→ What you need to do: Return the material word for word. Do not include pictures.

* BEGIN *

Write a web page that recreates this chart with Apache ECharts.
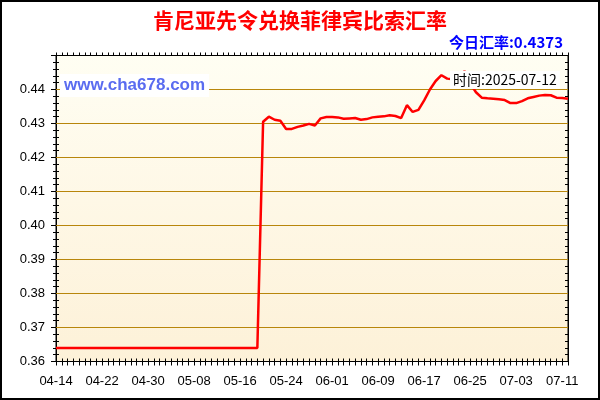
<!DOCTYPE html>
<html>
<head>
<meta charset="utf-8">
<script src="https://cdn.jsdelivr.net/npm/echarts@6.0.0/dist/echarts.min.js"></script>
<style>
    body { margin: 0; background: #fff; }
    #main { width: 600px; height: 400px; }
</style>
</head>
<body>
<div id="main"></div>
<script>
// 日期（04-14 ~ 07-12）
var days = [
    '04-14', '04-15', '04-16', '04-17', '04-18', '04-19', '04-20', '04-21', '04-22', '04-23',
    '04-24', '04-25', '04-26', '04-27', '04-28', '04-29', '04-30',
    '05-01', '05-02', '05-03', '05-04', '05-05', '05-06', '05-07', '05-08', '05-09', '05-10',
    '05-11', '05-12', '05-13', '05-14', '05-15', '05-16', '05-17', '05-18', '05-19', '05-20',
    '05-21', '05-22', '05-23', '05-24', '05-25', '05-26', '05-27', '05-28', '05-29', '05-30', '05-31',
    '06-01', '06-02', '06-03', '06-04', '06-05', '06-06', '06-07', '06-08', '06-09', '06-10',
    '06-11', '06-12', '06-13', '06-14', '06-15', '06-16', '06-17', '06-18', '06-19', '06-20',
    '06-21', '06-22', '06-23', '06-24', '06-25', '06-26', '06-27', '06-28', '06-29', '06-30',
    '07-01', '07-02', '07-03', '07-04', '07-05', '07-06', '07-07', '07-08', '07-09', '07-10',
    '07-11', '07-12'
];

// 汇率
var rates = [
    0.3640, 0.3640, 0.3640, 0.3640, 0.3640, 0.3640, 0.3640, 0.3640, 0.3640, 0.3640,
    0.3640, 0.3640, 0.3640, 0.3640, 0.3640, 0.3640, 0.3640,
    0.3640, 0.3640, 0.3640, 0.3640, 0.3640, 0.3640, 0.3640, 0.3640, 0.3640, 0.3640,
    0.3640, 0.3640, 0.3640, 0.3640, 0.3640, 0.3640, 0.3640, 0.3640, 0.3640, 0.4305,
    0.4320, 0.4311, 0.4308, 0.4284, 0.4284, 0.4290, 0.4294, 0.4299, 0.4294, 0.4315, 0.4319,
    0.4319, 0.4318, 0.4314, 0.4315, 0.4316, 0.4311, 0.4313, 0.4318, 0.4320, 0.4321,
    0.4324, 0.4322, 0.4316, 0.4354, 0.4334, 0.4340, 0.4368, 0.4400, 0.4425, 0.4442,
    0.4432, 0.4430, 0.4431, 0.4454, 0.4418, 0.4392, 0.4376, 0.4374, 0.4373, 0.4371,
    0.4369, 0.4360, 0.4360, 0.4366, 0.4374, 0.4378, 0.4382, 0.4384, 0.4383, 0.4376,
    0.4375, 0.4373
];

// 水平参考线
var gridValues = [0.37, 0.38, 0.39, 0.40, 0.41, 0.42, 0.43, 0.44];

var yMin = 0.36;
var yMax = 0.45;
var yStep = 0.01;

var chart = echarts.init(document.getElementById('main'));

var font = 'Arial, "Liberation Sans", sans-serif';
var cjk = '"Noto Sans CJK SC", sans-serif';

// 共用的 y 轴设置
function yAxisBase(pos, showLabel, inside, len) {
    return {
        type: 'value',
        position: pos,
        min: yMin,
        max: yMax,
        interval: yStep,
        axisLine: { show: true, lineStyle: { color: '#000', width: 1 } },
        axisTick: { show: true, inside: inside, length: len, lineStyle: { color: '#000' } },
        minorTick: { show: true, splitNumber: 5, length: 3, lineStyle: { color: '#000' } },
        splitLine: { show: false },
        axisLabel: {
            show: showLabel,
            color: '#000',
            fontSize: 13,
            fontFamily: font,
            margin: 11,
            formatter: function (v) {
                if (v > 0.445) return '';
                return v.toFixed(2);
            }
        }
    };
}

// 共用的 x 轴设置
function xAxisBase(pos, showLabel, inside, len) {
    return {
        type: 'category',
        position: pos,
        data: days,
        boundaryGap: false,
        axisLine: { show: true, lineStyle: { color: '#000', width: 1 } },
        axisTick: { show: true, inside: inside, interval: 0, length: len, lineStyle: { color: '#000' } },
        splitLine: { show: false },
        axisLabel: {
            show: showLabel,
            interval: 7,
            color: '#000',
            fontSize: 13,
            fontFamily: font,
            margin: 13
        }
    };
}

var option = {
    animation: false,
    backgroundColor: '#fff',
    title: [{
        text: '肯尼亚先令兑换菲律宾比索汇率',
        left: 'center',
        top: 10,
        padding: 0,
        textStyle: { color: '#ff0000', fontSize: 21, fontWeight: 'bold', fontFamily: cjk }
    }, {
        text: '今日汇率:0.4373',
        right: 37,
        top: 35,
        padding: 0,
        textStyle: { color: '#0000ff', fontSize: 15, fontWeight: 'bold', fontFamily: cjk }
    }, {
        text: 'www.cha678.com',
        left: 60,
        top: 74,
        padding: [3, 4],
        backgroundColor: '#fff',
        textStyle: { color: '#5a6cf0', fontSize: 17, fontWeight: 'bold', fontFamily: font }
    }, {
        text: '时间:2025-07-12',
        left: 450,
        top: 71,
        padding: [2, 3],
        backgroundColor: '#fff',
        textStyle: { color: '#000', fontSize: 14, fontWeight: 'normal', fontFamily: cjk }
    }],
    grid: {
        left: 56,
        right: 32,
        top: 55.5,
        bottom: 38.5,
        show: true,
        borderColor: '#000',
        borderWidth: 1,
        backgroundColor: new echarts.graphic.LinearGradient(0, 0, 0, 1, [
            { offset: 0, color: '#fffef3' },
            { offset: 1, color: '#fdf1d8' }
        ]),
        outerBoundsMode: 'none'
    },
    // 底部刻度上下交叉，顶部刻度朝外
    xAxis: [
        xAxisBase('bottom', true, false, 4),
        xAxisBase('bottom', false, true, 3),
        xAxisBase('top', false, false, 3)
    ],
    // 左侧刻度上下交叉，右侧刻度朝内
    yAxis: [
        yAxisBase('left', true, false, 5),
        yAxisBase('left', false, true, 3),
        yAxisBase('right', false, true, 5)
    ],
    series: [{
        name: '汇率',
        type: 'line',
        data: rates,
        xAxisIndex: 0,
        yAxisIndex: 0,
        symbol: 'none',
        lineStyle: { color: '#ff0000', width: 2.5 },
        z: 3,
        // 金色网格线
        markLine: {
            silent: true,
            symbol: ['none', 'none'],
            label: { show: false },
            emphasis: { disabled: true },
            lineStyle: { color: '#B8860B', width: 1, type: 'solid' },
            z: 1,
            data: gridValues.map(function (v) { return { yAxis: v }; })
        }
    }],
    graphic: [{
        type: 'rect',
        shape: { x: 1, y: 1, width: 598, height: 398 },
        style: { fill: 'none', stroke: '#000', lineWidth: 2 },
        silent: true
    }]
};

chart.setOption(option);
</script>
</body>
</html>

* END *

→ Completed exercise:
Write a web page that recreates this chart with Apache ECharts.
<!DOCTYPE html>
<html>
<head>
<meta charset="utf-8">
<script src="https://cdn.jsdelivr.net/npm/echarts@6.0.0/dist/echarts.min.js"></script>
<style>
    body { margin: 0; background: #fff; }
    #main { width: 600px; height: 400px; }
</style>
</head>
<body>
<div id="main"></div>
<script>
// 日期（04-14 ~ 07-12）
var days = [
    '04-14', '04-15', '04-16', '04-17', '04-18', '04-19', '04-20', '04-21', '04-22', '04-23',
    '04-24', '04-25', '04-26', '04-27', '04-28', '04-29', '04-30',
    '05-01', '05-02', '05-03', '05-04', '05-05', '05-06', '05-07', '05-08', '05-09', '05-10',
    '05-11', '05-12', '05-13', '05-14', '05-15', '05-16', '05-17', '05-18', '05-19', '05-20',
    '05-21', '05-22', '05-23', '05-24', '05-25', '05-26', '05-27', '05-28', '05-29', '05-30', '05-31',
    '06-01', '06-02', '06-03', '06-04', '06-05', '06-06', '06-07', '06-08', '06-09', '06-10',
    '06-11', '06-12', '06-13', '06-14', '06-15', '06-16', '06-17', '06-18', '06-19', '06-20',
    '06-21', '06-22', '06-23', '06-24', '06-25', '06-26', '06-27', '06-28', '06-29', '06-30',
    '07-01', '07-02', '07-03', '07-04', '07-05', '07-06', '07-07', '07-08', '07-09', '07-10',
    '07-11', '07-12'
];

// 汇率
var rates = [
    0.3640, 0.3640, 0.3640, 0.3640, 0.3640, 0.3640, 0.3640, 0.3640, 0.3640, 0.3640,
    0.3640, 0.3640, 0.3640, 0.3640, 0.3640, 0.3640, 0.3640,
    0.3640, 0.3640, 0.3640, 0.3640, 0.3640, 0.3640, 0.3640, 0.3640, 0.3640, 0.3640,
    0.3640, 0.3640, 0.3640, 0.3640, 0.3640, 0.3640, 0.3640, 0.3640, 0.3640, 0.4305,
    0.4320, 0.4311, 0.4308, 0.4284, 0.4284, 0.4290, 0.4294, 0.4299, 0.4294, 0.4315, 0.4319,
    0.4319, 0.4318, 0.4314, 0.4315, 0.4316, 0.4311, 0.4313, 0.4318, 0.4320, 0.4321,
    0.4324, 0.4322, 0.4316, 0.4354, 0.4334, 0.4340, 0.4368, 0.4400, 0.4425, 0.4442,
    0.4432, 0.4430, 0.4431, 0.4454, 0.4418, 0.4392, 0.4376, 0.4374, 0.4373, 0.4371,
    0.4369, 0.4360, 0.4360, 0.4366, 0.4374, 0.4378, 0.4382, 0.4384, 0.4383, 0.4376,
    0.4375, 0.4373
];

// 水平参考线
var gridValues = [0.37, 0.38, 0.39, 0.40, 0.41, 0.42, 0.43, 0.44];

var yMin = 0.36;
var yMax = 0.45;
var yStep = 0.01;

var chart = echarts.init(document.getElementById('main'));

var font = 'Arial, "Liberation Sans", sans-serif';
var cjk = '"Noto Sans CJK SC", sans-serif';

// 共用的 y 轴设置
function yAxisBase(pos, showLabel, inside, len) {
    return {
        type: 'value',
        position: pos,
        min: yMin,
        max: yMax,
        interval: yStep,
        axisLine: { show: true, lineStyle: { color: '#000', width: 1 } },
        axisTick: { show: true, inside: inside, length: len, lineStyle: { color: '#000' } },
        minorTick: { show: true, splitNumber: 5, length: 3, lineStyle: { color: '#000' } },
        splitLine: { show: false },
        axisLabel: {
            show: showLabel,
            color: '#000',
            fontSize: 13,
            fontFamily: font,
            margin: 11,
            formatter: function (v) {
                if (v > 0.445) return '';
                return v.toFixed(2);
            }
        }
    };
}

// 共用的 x 轴设置
function xAxisBase(pos, showLabel, inside, len) {
    return {
        type: 'category',
        position: pos,
        data: days,
        boundaryGap: false,
        axisLine: { show: true, lineStyle: { color: '#000', width: 1 } },
        axisTick: { show: true, inside: inside, interval: 0, length: len, lineStyle: { color: '#000' } },
        splitLine: { show: false },
        axisLabel: {
            show: showLabel,
            interval: 7,
            color: '#000',
            fontSize: 13,
            fontFamily: font,
            margin: 13
        }
    };
}

var option = {
    animation: false,
    backgroundColor: '#fff',
    title: [{
        text: '肯尼亚先令兑换菲律宾比索汇率',
        left: 'center',
        top: 10,
        padding: 0,
        textStyle: { color: '#ff0000', fontSize: 21, fontWeight: 'bold', fontFamily: cjk }
    }, {
        text: '今日汇率:0.4373',
        right: 37,
        top: 35,
        padding: 0,
        textStyle: { color: '#0000ff', fontSize: 15, fontWeight: 'bold', fontFamily: cjk }
    }, {
        text: 'www.cha678.com',
        left: 60,
        top: 74,
        padding: [3, 4],
        backgroundColor: '#fff',
        textStyle: { color: '#5a6cf0', fontSize: 17, fontWeight: 'bold', fontFamily: font }
    }, {
        text: '时间:2025-07-12',
        left: 450,
        top: 71,
        padding: [2, 3],
        backgroundColor: '#fff',
        textStyle: { color: '#000', fontSize: 14, fontWeight: 'normal', fontFamily: cjk }
    }],
    grid: {
        left: 56,
        right: 32,
        top: 55.5,
        bottom: 38.5,
        show: true,
        borderColor: '#000',
        borderWidth: 1,
        backgroundColor: new echarts.graphic.LinearGradient(0, 0, 0, 1, [
            { offset: 0, color: '#fffef3' },
            { offset: 1, color: '#fdf1d8' }
        ]),
        outerBoundsMode: 'none'
    },
    // 底部刻度上下交叉，顶部刻度朝外
    xAxis: [
        xAxisBase('bottom', true, false, 4),
        xAxisBase('bottom', false, true, 3),
        xAxisBase('top', false, false, 3)
    ],
    // 左侧刻度上下交叉，右侧刻度朝内
    yAxis: [
        yAxisBase('left', true, false, 5),
        yAxisBase('left', false, true, 3),
        yAxisBase('right', false, true, 5)
    ],
    series: [{
        name: '汇率',
        type: 'line',
        data: rates,
        xAxisIndex: 0,
        yAxisIndex: 0,
        symbol: 'none',
        lineStyle: { color: '#ff0000', width: 2.5 },
        z: 3,
        // 金色网格线
        markLine: {
            silent: true,
            symbol: ['none', 'none'],
            label: { show: false },
            emphasis: { disabled: true },
            lineStyle: { color: '#B8860B', width: 1, type: 'solid' },
            z: 1,
            data: gridValues.map(function (v) { return { yAxis: v }; })
        }
    }],
    graphic: [{
        type: 'rect',
        shape: { x: 1, y: 1, width: 598, height: 398 },
        style: { fill: 'none', stroke: '#000', lineWidth: 2 },
        silent: true
    }]
};

chart.setOption(option);
</script>
</body>
</html>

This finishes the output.